Sunday, May 19, 2024

Israeli PM reacts to possible ICC arrest warrant

Arrest warrants or any other actions by the International Criminal Court (ICC) against Israeli officials will not affect Tel Aviv’s military operation in the Gaza Strip, but will set “a dangerous precedent”, Israeli Prime Minister Benjamin Netanyahu has stated. The Palestinian death toll from Israel's onslaught against Gaza is nearing 35,000.

Earlier this week, British journalist Douglas Murray published an article in the New York Post claiming that the ICC, which is investigating Hamas’ attack against Israel on October 7 and Tel Aviv’s response to it, is planning to bring individual war-crimes cases against Netanyahu, Defense Minister Yoav Gallant, and one of the country’s top military commanders, most likely the chief of the general staff.

Netanyahu has shared Murray’s article on X (formerly Twitter), insisting that as long as he is in power, “Israel will never accept any attempt by the ICC to undermine its inherent right of self-defense.”

“The threat to seize the soldiers and officials of the Middle East’s only democracy and the world’s only Jewish state is outrageous. We will not bow to it,” he added.

Israel’s military operation in Gaza is a “just war against genocidal terrorists”, which will continue until victory is achieved, the prime minister insisted.

“While the ICC will not affect Israel’s actions, it would set a dangerous precedent that threatens the soldiers and officials of all democracies fighting savage terrorism and wanton aggression,” he warned.

According to Gaza’s Health Ministry, the death toll from Israel’s airstrikes and ground offensive in the Palestinian enclave has already reached 34,400 people, with 77,500 others wounded.

The ICC launched an investigation into alleged war crimes by the Israeli military and Palestinian armed groups in the occupied West Bank and Gaza back in 2021. The probe covers the events since 2014. The Hague-based court insists that violations committed during the Israeli-Palestinian escalation which followed the October 7 attack are also within the jurisdiction of its investigation.
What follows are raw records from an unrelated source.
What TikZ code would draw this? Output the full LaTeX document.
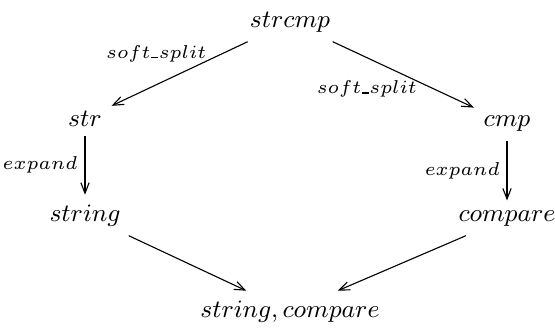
\documentclass[tikz,border=0pt]{standalone}
\usepackage{fix-cm}
\usetikzlibrary{arrows.meta}
\newcommand{\usc}{\kern0.03em\rule[-0.1pt]{0.38em}{0.6pt}\kern0.03em}
\begin{document}
\begin{tikzpicture}[x=0.36pt,y=-0.36pt,
  every node/.style={font=\fontsize{9}{11}\selectfont},
  lbl/.style={font=\fontsize{6.7}{8}\selectfont, inner sep=1pt},
  edge/.style={draw, -{Straight Barb[length=3.8pt,width=3pt]}, line width=0.4pt}]
\useasboundingbox (0,0) rectangle (555,331);
\node[anchor=base] (strcmp) at (290,27) {$strcmp$};
\node[anchor=base] (str) at (85,126) {$str$};
\node[anchor=base] (cmp) at (507,126) {$cmp$};
\node[anchor=base] (string) at (85,221) {$string$};
\node[anchor=base] (compare) at (507,221) {$compare$};
\node[anchor=base] (sc) at (290,317) {$string, compare$};
\draw[edge] (strcmp) -- node[lbl, pos=0.3, anchor=south east, xshift=1pt, yshift=-1.5pt] {$soft$\usc$split$} (str);
\draw[edge] (strcmp) -- node[lbl, pos=0.62, anchor=north east, yshift=2pt] {$soft$\usc$split$} (cmp);
\draw[edge] (str) -- node[lbl, left=1.5pt] {$expand$} (string);
\draw[edge] (cmp) -- node[lbl, left=1.5pt] {$expand$} (compare);
\draw[edge] (string) -- (sc);
\draw[edge] (compare) -- (sc);
\end{tikzpicture}
\end{document}
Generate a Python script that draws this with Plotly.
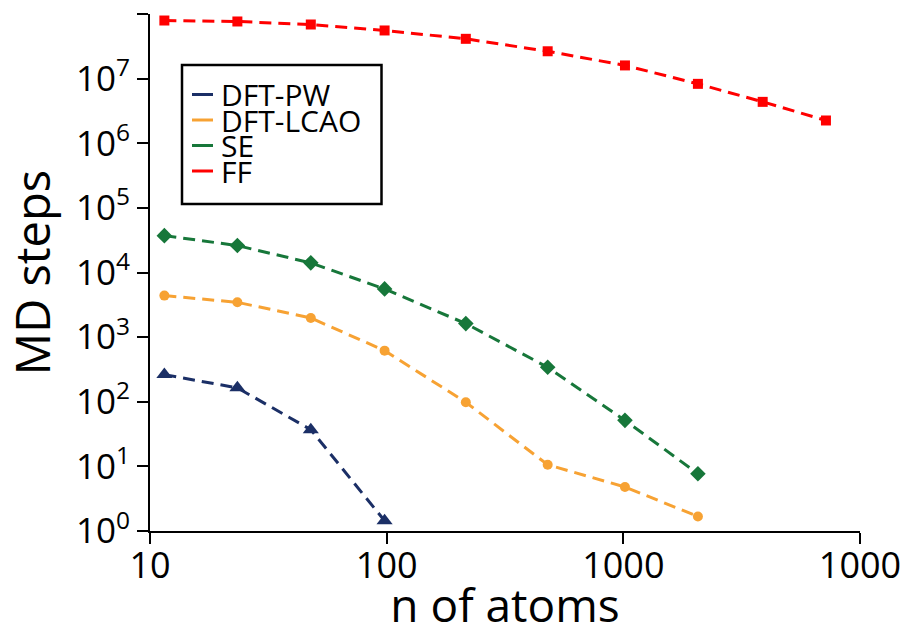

Israel’s Channel 12 reported last week that Netanyahu’s government had known about the possible ICC warrants even before Murray’s article and held an “emergency discussion” on the issue at the prime minister’s office involving several ministers and legal experts.

Israel is not a member of the ICC and does not recognize its jurisdiction, but the Palestinians joined the organization in 2015. If warrants against Netanyahu and other Israeli officials are issued, the 124 ICC member-states would be obliged to arrest them if they set foot in their countries.